Plotting code records
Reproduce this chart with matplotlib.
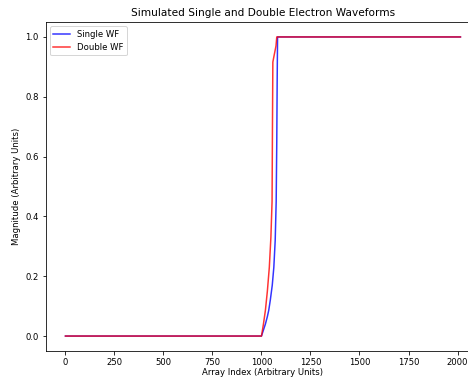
import matplotlib
matplotlib.use("Agg")
import matplotlib.pyplot as plt

# Puntos (índice, magnitud)
single_x = [0, 1000, 1010, 1020, 1030, 1037, 1045, 1055, 1063, 1070, 1075, 1078, 1080, 1082, 2015]
single_y = [0.0, 0.0, 0.02, 0.04, 0.065, 0.086, 0.12, 0.17, 0.23, 0.32, 0.45, 0.65, 0.85, 1.0, 1.0]

double_x = [0, 1000, 1010, 1020, 1030, 1040, 1048, 1054, 1056, 1058, 1062, 1068, 1074, 1078, 2015]
double_y = [0.0, 0.0, 0.04, 0.086, 0.15, 0.23, 0.33, 0.45, 0.70, 0.916, 0.93, 0.95, 0.97, 1.0, 1.0]

fig = plt.figure(figsize=(6.5, 5.25), dpi=72)
# el eje se sale por la derecha, como en la captura original
ax = fig.add_axes([45.7 / 468, 27 / 378, 434.5 / 468, 329 / 378])

ax.plot(single_x, single_y, color="blue", alpha=0.8, label="Single WF")
ax.plot(double_x, double_y, color="red", alpha=0.8, label="Double WF")

ax.set_title("Simulated Single and Double Electron Waveforms", fontsize=10.5)
ax.set_xlabel("Array Index (Arbitrary Units)", fontsize=8.5, labelpad=1)
ax.set_ylabel("Magnitude (Arbitrary Units)", fontsize=8.5)
ax.set_xticks([0, 250, 500, 750, 1000, 1250, 1500, 1750, 2000])
ax.set_yticks([0.0, 0.2, 0.4, 0.6, 0.8, 1.0])
ax.tick_params(labelsize=8.5)
ax.spines["right"].set_visible(False)
ax.legend(loc="upper left", fontsize=8.5)

fig.savefig("out.png", dpi=72)
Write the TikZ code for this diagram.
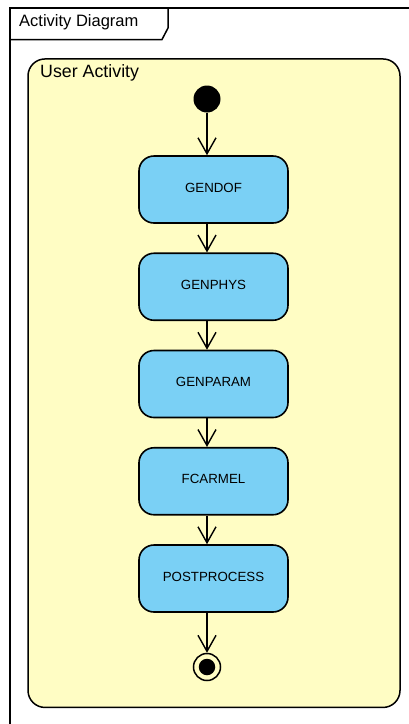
\documentclass[tikz,border=0pt]{standalone}
\usepackage{fontspec}
\setmainfont{Liberation Sans}
\usetikzlibrary{arrows.meta}
\definecolor{actyellow}{RGB}{255,253,196}
\definecolor{actblue}{RGB}{122,208,245}
\begin{document}
\begin{tikzpicture}[x=1pt,y=-1pt,
  framestyle/.style={draw=black, line width=1.5pt},
  container/.style={draw=black, line width=1.5pt, fill=actyellow, rounded corners=17pt,
    minimum width=372pt, minimum height=648.5pt, inner sep=0pt},
  actionbox/.style={draw=black, line width=1.6pt, fill=actblue, rounded corners=15pt,
    minimum width=149pt, minimum height=67pt, inner sep=0pt, text depth=4pt,
    font=\fontsize{13.3}{15}\selectfont},
  startnode/.style={circle, fill=black, minimum size=27pt, inner sep=0pt},
  finalring/.style={circle, draw=black, line width=1.5pt, fill=actyellow, minimum size=27pt, inner sep=0pt},
  finaldot/.style={circle, fill=black, minimum size=16.5pt, inner sep=0pt},
  flow/.style={draw=black, line width=1.4pt,
    -{Straight Barb[length=16pt,width=18pt,line width=1.4pt]}},
  titletext/.style={anchor=west, inner sep=0pt, font=\fontsize{16.5}{18}\selectfont}
]
\useasboundingbox (0,0) rectangle (409,724);
\fill[white] (0,0) rectangle (409,724);
% frame
\draw[framestyle] (409,8) -- (10,8) -- (10,724);
\draw[framestyle, line join=miter] (10,39.5) -- (162,39.5) -- (168,28) -- (168,8);
\node[titletext] (frametitle) at (19,22) {Activity Diagram};
% container
\node[container] (act) at (214,383.2) {};
\node[titletext, font=\fontsize{17.8}{19}\selectfont] (acttitle) at (40,72.5) {User Activity};
% nodes
\node[startnode] (start) at (207,99) {};
\node[actionbox] (gendof) at (213.5,189.5) {GENDOF};
\node[actionbox] (genphys) at (213.5,286.75) {GENPHYS};
\node[actionbox] (genparam) at (213.5,384) {GENPARAM};
\node[actionbox] (fcarmel) at (213.5,481.25) {FCARMEL};
\node[actionbox] (postprocess) at (213.5,578.5) {POSTPROCESS};
\node[finalring] (final) at (207,667) {};
\node[finaldot] (finaldot) at (final.center) {};
% flows
\draw[flow] (start) -- (gendof.north -| start);
\draw[flow] (gendof.south -| start) -- (genphys.north -| start);
\draw[flow] (genphys.south -| start) -- (genparam.north -| start);
\draw[flow] (genparam.south -| start) -- (fcarmel.north -| start);
\draw[flow] (fcarmel.south -| start) -- (postprocess.north -| start);
\draw[flow] (postprocess.south -| start) -- (final);
\end{tikzpicture}
\end{document}
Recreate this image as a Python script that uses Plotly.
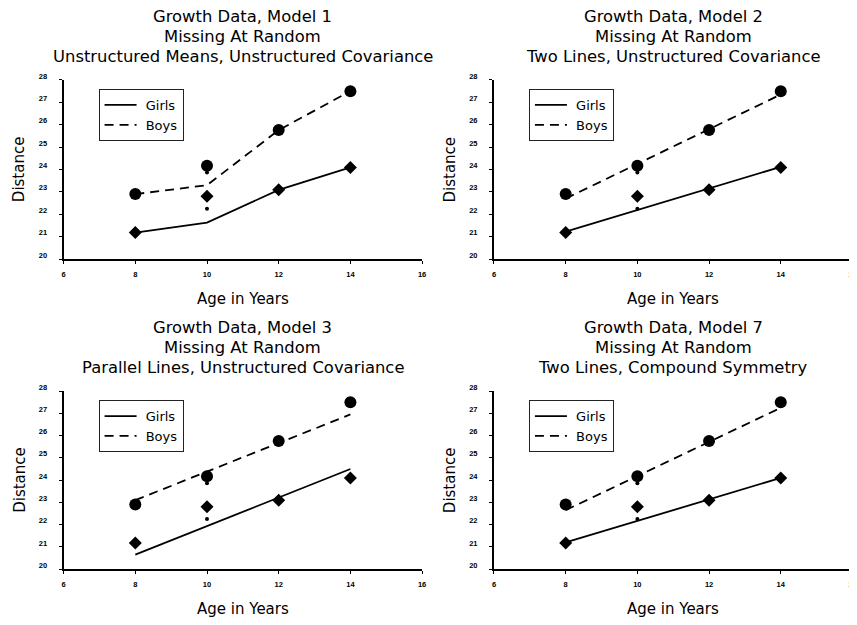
import plotly.graph_objects as go

# ---------------- data ----------------
ages = [8, 10, 12, 14]
girls_obs = [21.18, 22.8, 23.09, 24.09]
boys_obs = [22.9, 24.17, 25.76, 27.5]
age_complete = [10]
girls_complete = [22.25]
boys_complete = [23.86]

model1_girls = [21.18, 21.63, 23.09, 24.09]
model1_boys = [22.9, 23.3, 25.76, 27.5]
model2_girls = [21.22, 22.18, 23.15, 24.12]
model2_boys = [22.7, 24.25, 25.8, 27.35]
model3_girls = [20.65, 21.93, 23.22, 24.5]
model3_boys = [23.1, 24.38, 25.67, 26.95]
model7_girls = [21.2, 22.17, 23.13, 24.1]
model7_boys = [22.65, 24.18, 25.72, 27.25]

titles = [
    ["Growth Data, Model 1", "Missing At Random", "Unstructured Means, Unstructured Covariance"],
    ["Growth Data, Model 2", "Missing At Random", "Two Lines, Unstructured Covariance"],
    ["Growth Data, Model 3", "Missing At Random", "Parallel Lines, Unstructured Covariance"],
    ["Growth Data, Model 7", "Missing At Random", "Two Lines, Compound Symmetry"],
]
fits = [(model1_girls, model1_boys), (model2_girls, model2_boys),
        (model3_girls, model3_boys), (model7_girls, model7_boys)]
x_ticks = [6, 8, 10, 12, 14, 16]
y_ticks = [20, 21, 22, 23, 24, 25, 26, 27, 28]
x_title = "Age in Years"
y_title = "Distance"
legend_names = ["Girls", "Boys"]

# ---------------- layout geometry ----------------
OFF = 8
W, H = 857 - OFF, 625 - OFF
panels = [  # left, right, top, bottom (target picture pixels)
    (62, 421, 79, 258),
    (493, 852, 79, 258),
    (62, 421, 390, 568),
    (493, 852, 390, 568),
]
FONT = "DejaVu Sans"
NB = "\u00a0"


def fig_x(p):
    return (p - 0.35) / 0.9944 - OFF


def fig_y(p):
    return (p - 7.2) / 0.985 - OFF


def px_x(p):
    return fig_x(p) / W


def px_y(p):
    return 1 - fig_y(p) / H


fig = go.Figure()
annotations = []
layout_axes = {}

for i, ((l, r, t, b), (g_fit, b_fit), ttl) in enumerate(zip(panels, fits, titles)):
    n = i + 1
    xa = "x" if n == 1 else f"x{n}"
    ya = "y" if n == 1 else f"y{n}"
    leg = "legend" if n == 1 else f"legend{n}"

    fig.add_trace(go.Scatter(x=ages, y=g_fit, mode="lines", name=NB + legend_names[0],
                             line=dict(color="black", width=1.8), xaxis=xa, yaxis=ya,
                             legend=leg, showlegend=True))
    fig.add_trace(go.Scatter(x=ages, y=b_fit, mode="lines", name=NB + legend_names[1],
                             line=dict(color="black", width=1.8, dash="9px,6px"),
                             xaxis=xa, yaxis=ya, legend=leg, showlegend=True))
    fig.add_trace(go.Scatter(x=ages, y=girls_obs, mode="markers",
                             marker=dict(symbol="diamond", size=10, color="black"),
                             xaxis=xa, yaxis=ya, showlegend=False))
    fig.add_trace(go.Scatter(x=ages, y=boys_obs, mode="markers",
                             marker=dict(symbol="circle", size=12, color="black"),
                             xaxis=xa, yaxis=ya, showlegend=False))
    fig.add_trace(go.Scatter(x=age_complete, y=girls_complete, mode="markers",
                             marker=dict(symbol="circle", size=4, color="black"),
                             xaxis=xa, yaxis=ya, showlegend=False))
    fig.add_trace(go.Scatter(x=age_complete, y=boys_complete, mode="markers",
                             marker=dict(symbol="circle", size=4, color="black"),
                             xaxis=xa, yaxis=ya, showlegend=False))

    axis_common = dict(showline=True, linewidth=2, linecolor="black", mirror=False,
                       showgrid=False, zeroline=False, ticks="outside", ticklen=3,
                       tickwidth=1, tickcolor="black",
                       tickfont=dict(family="Liberation Sans", size=7.5, color="black",
                                     weight="bold"))
    layout_axes["xaxis" if n == 1 else f"xaxis{n}"] = dict(
        axis_common, domain=[px_x(l), min(px_x(r), 1)], range=[6, 16], tickvals=x_ticks,
        anchor=ya, ticklabelstandoff=4)
    layout_axes["yaxis" if n == 1 else f"yaxis{n}"] = dict(
        axis_common, domain=[px_y(b), px_y(t)], range=[20, 28], tickvals=y_ticks,
        anchor=xa, ticklabelstandoff=10, ticklabelshift=-4)

    cx = (l + r) / 2
    for k, line in enumerate(ttl):
        annotations.append(dict(text=line, x=px_x(cx), y=px_y(t - 63.5 + 20 * k),
                                xref="paper", yref="paper", showarrow=False,
                                xanchor="center", yanchor="middle",
                                font=dict(family=FONT, size=16.4, color="black")))
    annotations.append(dict(text=x_title, x=px_x(cx), y=px_y(b + 40), xref="paper",
                            yref="paper", showarrow=False, xanchor="center",
                            yanchor="middle",
                            font=dict(family=FONT, size=15, color="black")))
    annotations.append(dict(text=y_title, x=px_x(l - 44), y=px_y((t + b) / 2),
                            xref="paper", yref="paper", showarrow=False, textangle=-90,
                            xanchor="center", yanchor="middle",
                            font=dict(family=FONT, size=15, color="black")))
    layout_axes[leg] = dict(x=px_x(l + 35), y=px_y(t + 9), xanchor="left", yanchor="top",
                            bordercolor="#222", borderwidth=1, bgcolor="white",
                            font=dict(family=FONT, size=13, color="black"),
                            itemwidth=32, tracegroupgap=0)

fig.update_layout(
    width=W, height=H, margin=dict(l=0, r=0, t=0, b=0),
    paper_bgcolor="white", plot_bgcolor="white",
    annotations=annotations, **layout_axes,
)

fig.write_html("out.html")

» **TASK OBJECTIVE**:
Write out, word for word, the lines from the start of the data through the one holding "0.85, 1.0, 1.0]". Omit pictures.

» **REPLY**:
Reproduce this chart with matplotlib.
import matplotlib
matplotlib.use("Agg")
import matplotlib.pyplot as plt

# Puntos (índice, magnitud)
single_x = [0, 1000, 1010, 1020, 1030, 1037, 1045, 1055, 1063, 1070, 1075, 1078, 1080, 1082, 2015]
single_y = [0.0, 0.0, 0.02, 0.04, 0.065, 0.086, 0.12, 0.17, 0.23, 0.32, 0.45, 0.65, 0.85, 1.0, 1.0]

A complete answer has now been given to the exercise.